# Questions 8 - 12#

## Q8 Numerically evaluate a differential equation#

In this problem, a differential equation is solved in two different ways but by three different numerical methods.

(a) Solve $$dy/dt = y \sin(t^2)$$ by separating variables and show that an integral is formed that can only be solved numerically.

(b) Solve the differential equation by a numerical method with $$t_0 = 0,\, y(t_0) = 3$$ over the interval $$-7 \to 7$$.

(c) Confirm that Python/Scipy’s $$\mathtt{odeint( \cdots)}$$ procedure agrees with your calculation. You will need to add $$\mathtt{from\;scipy.integrate\; import\;quad,\; odeint }$$ if it is not already included

Strategy: (a) Separating variables means rearranging to put terms only in $$t$$ and only with $$y$$ on different sides of the equation. (b) Because the starting time is less than $$t_0$$, equation 20 should be used up to the value $$t_0$$. Alternatively, a negative $$h$$ should be used. The time values start at $$t_0$$ and decrease or increase depending on the sign of $$h$$. A simple method is to use a subroutine to work out the values and call this with $$h$$ positive, and then negative. In this example, $$t_0 = 0$$ so that the range is symmetrical about zero; if $$t_0$$ was not zero then more care would have to be taken to produce the range required. Algorithm 9 can be modified to do this calculation.

## Q9 Scattering trajectory#

Calculate the scattering trajectories produced by a Coulomb potential and by a screened Coulomb or Yukawa potential,

$\displaystyle U(r) = \alpha e^{-\beta r}/r$

Before doing the calculation describe what the scattering trajectories should look like. Consider the case when $$\alpha$$ is positive and negative.

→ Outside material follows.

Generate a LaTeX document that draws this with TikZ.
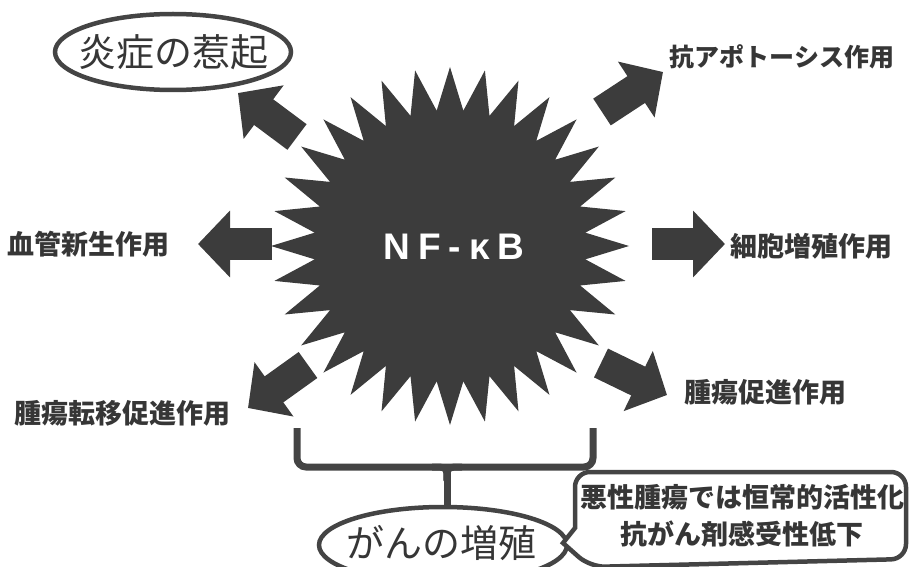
\documentclass[tikz,border=0pt]{standalone}
\usepackage{fontspec}
\newfontfamily\jp{Noto Sans CJK JP}
\newfontfamily\lat{Liberation Sans}
\usetikzlibrary{arrows.meta,shapes.geometric}
\definecolor{ink}{HTML}{3C3C3C}
\definecolor{txt}{HTML}{363636}
\definecolor{line}{HTML}{444444}
\begin{document}
\begin{tikzpicture}[x=1pt,y=-1pt,
  blockarrow/.style={draw=ink, line width=32pt, -{Triangle[width=65pt,length=32pt]}},
  lab/.style={text=txt, font=\jp\bfseries\fontsize{27}{27}\selectfont, inner sep=0pt},
  ovl/.style={draw=line, line width=4.5pt, ellipse, inner sep=0pt},
  ovltext/.style={text=txt, font=\jp\fontsize{38}{38}\selectfont, inner sep=0pt},
  brk/.style={draw=line, line width=7pt},
  bub/.style={draw=line, line width=4.5pt, fill=white, rounded corners=15pt}
]
\useasboundingbox (0,0) rectangle (910,567);

% starburst
\fill[ink] plot[variable=\t, samples at={0,1,...,63}]
  ({450+(157.5+21.5*cos(\t*180))*sin(\t*5.625)},
   {246-(157.5+21.5*cos(\t*180))*cos(\t*5.625)}) -- cycle;
\node[text=white, font=\lat\bfseries\fontsize{37}{37}\selectfont, inner sep=0pt] (nf) at (454,247)
  {N\hspace{8pt}F\hspace{8pt}-\hspace{8pt}κ\hspace{8pt}B};

% arrow coordinates
\coordinate (ulA) at (297,137); \coordinate (ulB) at (238,93);
\coordinate (urA) at (602,112); \coordinate (urB) at (663,72);
\coordinate (lA) at (272,244);  \coordinate (lB) at (198,244);
\coordinate (rA) at (652,244);  \coordinate (rB) at (725,244);
\coordinate (llA) at (308,365); \coordinate (llB) at (248,408);
\coordinate (lrA) at (601,363); \coordinate (lrB) at (667,395);
\draw[blockarrow] (ulA) -- (ulB);
\draw[blockarrow] (urA) -- (urB);
\draw[blockarrow] (lA) -- (lB);
\draw[blockarrow] (rA) -- (rB);
\draw[blockarrow] (llA) -- (llB);
\draw[blockarrow] (lrA) -- (lrB);

% labels
\node[ovl, minimum width=236pt, minimum height=76pt] (inflE) at (173,52) {};
\node[ovltext] (infl) at (inflE) {炎症の惹起};
\node[lab, font=\jp\bfseries\fontsize{25}{25}\selectfont] (apo) at (782,57) {抗アポトーシス作用};
\node[lab] (angio) at (89,244) {血管新生作用};
\node[lab] (prolif) at (811,246) {細胞増殖作用};
\node[lab] (tumor) at (765,392) {腫瘍促進作用};
\node[lab] (meta) at (122,413) {腫瘍転移促進作用};

% bracket
\draw[brk, rounded corners=9pt] (297,428) -- (297,467) -- (593,467) -- (593,428);
\node[ovl, minimum width=248pt, minimum height=76pt] (cancerE) at (443,545) {};
\coordinate (stemtop) at (447,467);
\coordinate (stemjoin) at (447,481);
\draw[brk] (stemtop) -- (cancerE.north -| stemtop);
\draw[brk] (432,467) .. controls (447,467) .. (stemjoin);
\draw[brk] (462,467) .. controls (447,467) .. (stemjoin);
\node[ovltext] (cancer) at (441,543) {がんの増殖};

% callout
\draw[bub] (575,528) -- (575,472) -- (906,472) -- (906,559) -- (590,567)
  [rounded corners=0pt] -- (563,543) -- cycle;
\node[lab, align=center, font=\jp\bfseries\fontsize{27}{37}\selectfont] (note) at (742,516)
  {悪性腫瘍では恒常的活性化\\抗がん剤感受性低下};
\end{tikzpicture}
\end{document}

## Q10 Differential cross section#

In a scattering experiment, the incoming atomic or molecular beam has a cylindrical symmetry and the elastically scattered beam retains this symmetry. The differential cross section $$I(E_0, \chi)$$ for scattering is defined as the number of particles entering a unit solid angle, in unit time, divided by the incident flux density. A solid angle, measured in steradians, is really an area in the sense that it is the angle subtended by circle drawn on the surface of a sphere. A sphere subtends a solid angle of $$4\pi$$ sterads, a hemisphere of $$2\pi$$ and so forth. The differential cross section is given by

$\displaystyle I(E_0,\chi)=\frac{b}{\sin(\chi)}\bigg| \frac{db}{d\chi} \bigg|$

Calculate this for the hard sphere and Coulomb potentials.

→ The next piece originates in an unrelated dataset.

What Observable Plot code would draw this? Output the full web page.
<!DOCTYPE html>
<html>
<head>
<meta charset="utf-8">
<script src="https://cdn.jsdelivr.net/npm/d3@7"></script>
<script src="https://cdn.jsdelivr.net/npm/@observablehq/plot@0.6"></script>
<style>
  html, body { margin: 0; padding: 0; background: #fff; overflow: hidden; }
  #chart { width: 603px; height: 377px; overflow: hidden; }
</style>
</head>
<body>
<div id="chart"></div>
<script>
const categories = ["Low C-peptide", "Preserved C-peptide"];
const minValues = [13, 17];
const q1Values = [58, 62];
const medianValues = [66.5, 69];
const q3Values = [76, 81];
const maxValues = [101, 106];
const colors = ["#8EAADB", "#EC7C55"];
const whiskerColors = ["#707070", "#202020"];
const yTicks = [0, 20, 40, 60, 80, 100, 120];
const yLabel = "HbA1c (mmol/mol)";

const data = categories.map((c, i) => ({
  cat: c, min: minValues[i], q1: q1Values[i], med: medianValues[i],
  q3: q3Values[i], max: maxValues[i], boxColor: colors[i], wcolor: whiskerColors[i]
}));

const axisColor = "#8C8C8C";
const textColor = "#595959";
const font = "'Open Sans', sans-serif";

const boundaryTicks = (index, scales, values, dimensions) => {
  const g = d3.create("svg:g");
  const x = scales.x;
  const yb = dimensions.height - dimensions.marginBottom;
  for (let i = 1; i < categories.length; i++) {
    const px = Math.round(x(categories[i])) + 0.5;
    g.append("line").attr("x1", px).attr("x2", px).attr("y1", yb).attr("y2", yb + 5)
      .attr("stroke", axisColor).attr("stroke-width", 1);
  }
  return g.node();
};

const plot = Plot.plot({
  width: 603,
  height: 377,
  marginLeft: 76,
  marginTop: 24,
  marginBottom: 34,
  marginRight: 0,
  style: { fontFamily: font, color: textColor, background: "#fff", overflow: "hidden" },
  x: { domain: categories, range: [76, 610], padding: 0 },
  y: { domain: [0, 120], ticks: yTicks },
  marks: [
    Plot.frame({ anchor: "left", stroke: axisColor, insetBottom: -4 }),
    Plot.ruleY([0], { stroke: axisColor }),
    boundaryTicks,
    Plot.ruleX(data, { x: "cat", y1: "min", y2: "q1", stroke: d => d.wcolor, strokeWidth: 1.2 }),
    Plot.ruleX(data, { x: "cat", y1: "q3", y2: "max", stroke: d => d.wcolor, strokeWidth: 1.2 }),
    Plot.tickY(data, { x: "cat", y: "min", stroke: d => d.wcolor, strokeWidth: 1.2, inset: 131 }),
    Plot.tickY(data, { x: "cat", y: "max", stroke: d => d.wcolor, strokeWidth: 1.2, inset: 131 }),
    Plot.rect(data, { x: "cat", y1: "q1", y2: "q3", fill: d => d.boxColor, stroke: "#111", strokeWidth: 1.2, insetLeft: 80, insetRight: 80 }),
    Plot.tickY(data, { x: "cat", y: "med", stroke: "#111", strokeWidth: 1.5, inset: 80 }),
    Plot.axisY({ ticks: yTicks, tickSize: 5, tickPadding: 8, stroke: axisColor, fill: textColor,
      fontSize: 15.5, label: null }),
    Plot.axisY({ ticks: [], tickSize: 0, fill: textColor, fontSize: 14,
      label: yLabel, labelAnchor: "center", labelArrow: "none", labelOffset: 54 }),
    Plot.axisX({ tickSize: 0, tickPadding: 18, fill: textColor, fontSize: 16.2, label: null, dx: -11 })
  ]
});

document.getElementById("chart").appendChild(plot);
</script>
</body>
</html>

## Q11 Throwing a football#

A football is thrown upwards from a height $$h$$ with initial velocity $$v_0$$; the friction slowing the ball is proportional to its velocity. The ball bounces elastically, when it reaches the ground. The equation of motion, found by balancing forces, is

$\displaystyle m\frac{d^2y}{dt^2} + mc\frac{dy}{dt} + mg = 0$

where $$m$$ is the mass of the ball, $$c$$ a damping constant, and $$g$$ the acceleration due to gravity = $$9.8 \,\mathrm{m\,s^{-2}}$$. Calculate how the height and velocity of the ball changes with time. Choose your own values for the initial height, mass, and damping constant, which can be zero, but values of $$30$$ m and $$c$$ in the range $$0 \to 1\,\mathrm{ kg\, s^{-1}}$$ will work with time steps of $$0.005$$ s.

Although this problem concerns a ball, the form of the equation is general and a molecule, such as a protein or DNA experiences acceleration and friction when in an electric field, in a centrifuge or in a flowing fluid. However, the friction imposed by the solvent is usually proportionally far greater compared to that of air on the ball.

Strategy: Use equations 26 and 27 for the velocity and follow the method in Algorithm 13. To make the ball bounce, reverse the coordinates when the value of $$y$$ becomes less than zero. Plot $$y$$ vs time and $$v$$ vs time. When the damping is zero, the ball should always return to the same height and this can be used to check that a sufficiently small time step has been chosen. From the equation of motion, the acceleration is no longer constant and is $$d^2y/dt^2 = -cv - g$$ where $$v = dy/dt$$.

## Q12 Verlet algorithm#

Re-calculate the last problem using the velocity Verlet algorithm.